The 2018 political year saw a failure of the Liberal Party at a state and federal level and it’s currently a rag-tag collection of individual MPs more intent on pursuing pet ideological projects, rather than providing good governance.
Scott Morrison is obsessed with provided religious freedoms and protections no one has really asked for, and pushing aside the issues that are more concerning to the public – integrity in the political system and anti-corruption measures.
Every year is different in politics, but 2018 was an outlier. Sometimes, there are circuit breakers when a government is suffering badly – Christmas holidays, summertime, and a respite from the political news of the day. But it’s hard to see how anything is going to change for Morrison’s government.
Already, he has announced a policy that Australia Day ceremonies must be held on January 26, and a strict dress code which will exclude “board shorts and thongs”. You just know that when governments start meddling in these types of insignificant issues, it’s pretty much the beginning of the end.
The Liberal–National Government has the feel of a tired 15-year-old government. It’s bereft of ideas, bereft of leadership and replete with ill-discipline. Its MPs are considering their post-politics lives, and just biding their time until the inevitable election loss arrives.
It’s worse than the last few months of Keating’s Labor Government in late 1995 and early 1996, not as bad Howard’s end in 2007, but almost up there with the final year of the NSW Labor Government in 2010/11. The electorate knows when a government’s time is up and there’s a stench of corruption and incompetence about Morrison’s government.
It doesn’t come around very often but the stench has an unmistakable aroma.
The worst moments in politics
There are so many ‘worst moments’ to choose from – the entire year was a debacle – but there are two that stand out.
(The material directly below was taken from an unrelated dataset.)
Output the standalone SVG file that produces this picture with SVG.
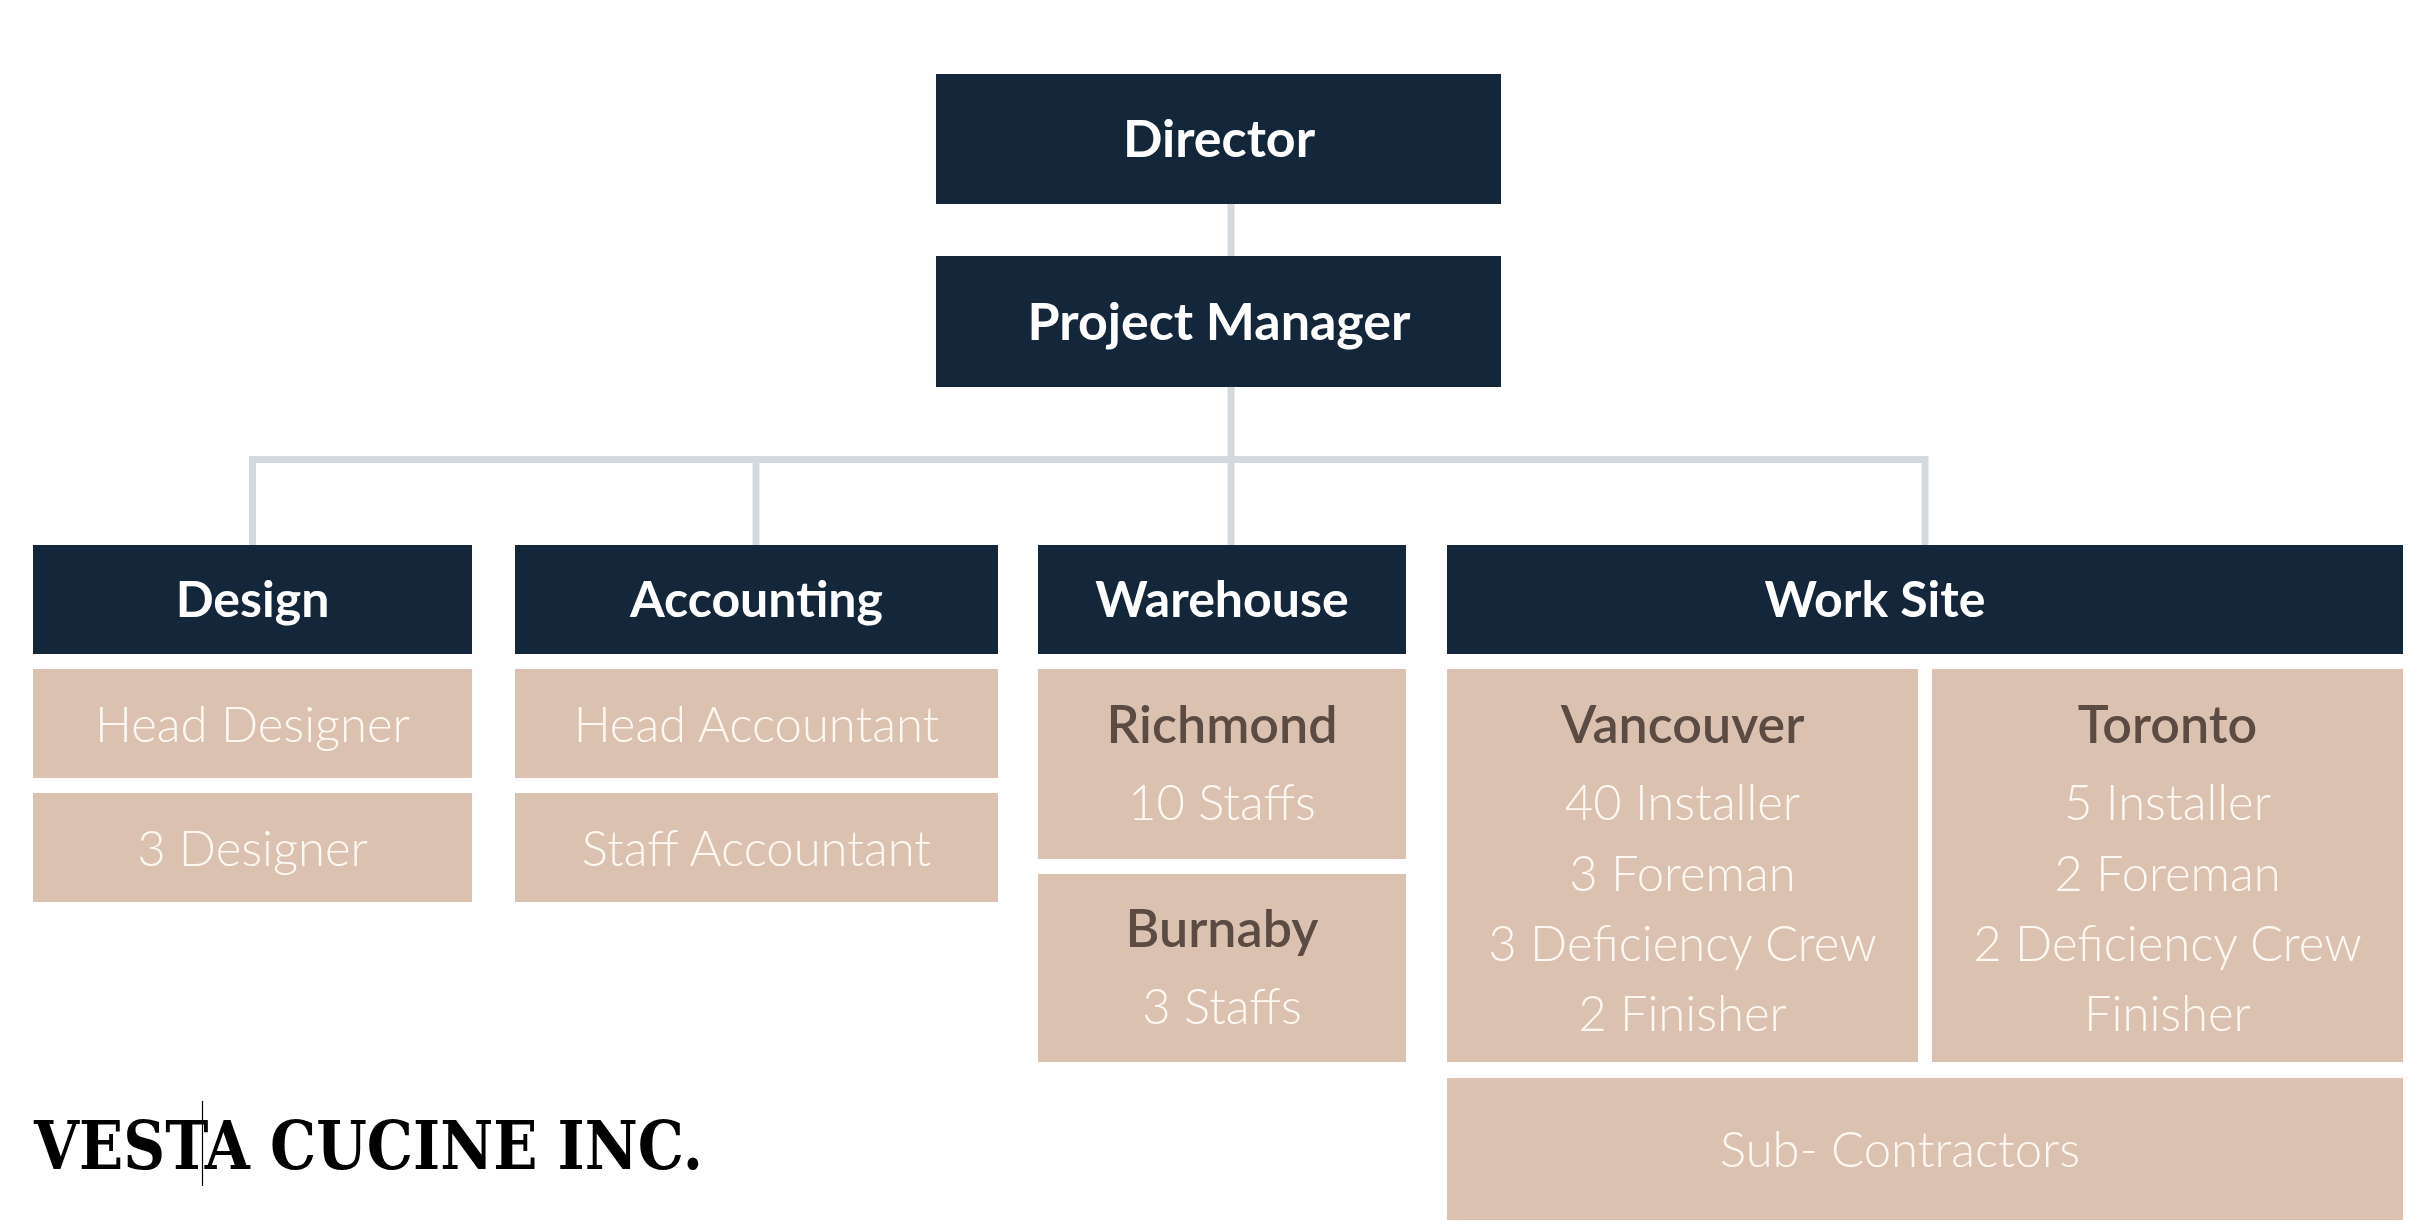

The ongoing neglect of Indigenous affairs is an all-too-regular feature, with the Closing The Gap report showing Australia is lagging in four of the seven key areas that need to be addressed. The Prime Minister’s response was lame, and he outlined how “data and material” must be provided to local decision-makers on the ground.
He then went on to reiterate his stance that the Uluru Statement from the Heart would create “a third chamber of parliament” and could never happen. Well, it will never happen without political leadership, and Turnbull was content to leave the gap as a gaping chasm.
The political assassination of Labor MP Emma Husar was certainly the most cowardly attack of 2018, where an inexperienced journalist from Buzzfeed decided to publish unsubstantiated explicit material about Husar.
It was a combination of appalling undermining by the NSW Labor Right, and a media outlet unclear about its responsibilities in media reporting, and the story rolled on for several weeks. It placed Husar in a position she could not defend and, as a consequence, she announced she would not contest the seat of Lindsay at the next federal election.
There is a preliminary hearing for defamation against Buzzfeed, and we think Husar has a very strong case. If successful, she’s likely to receive a hefty payout. And, hopefully, this will force the closure of Buzzfeed. It’s a junk online news outlet and shouldn’t have any further input into the Australian political landscape.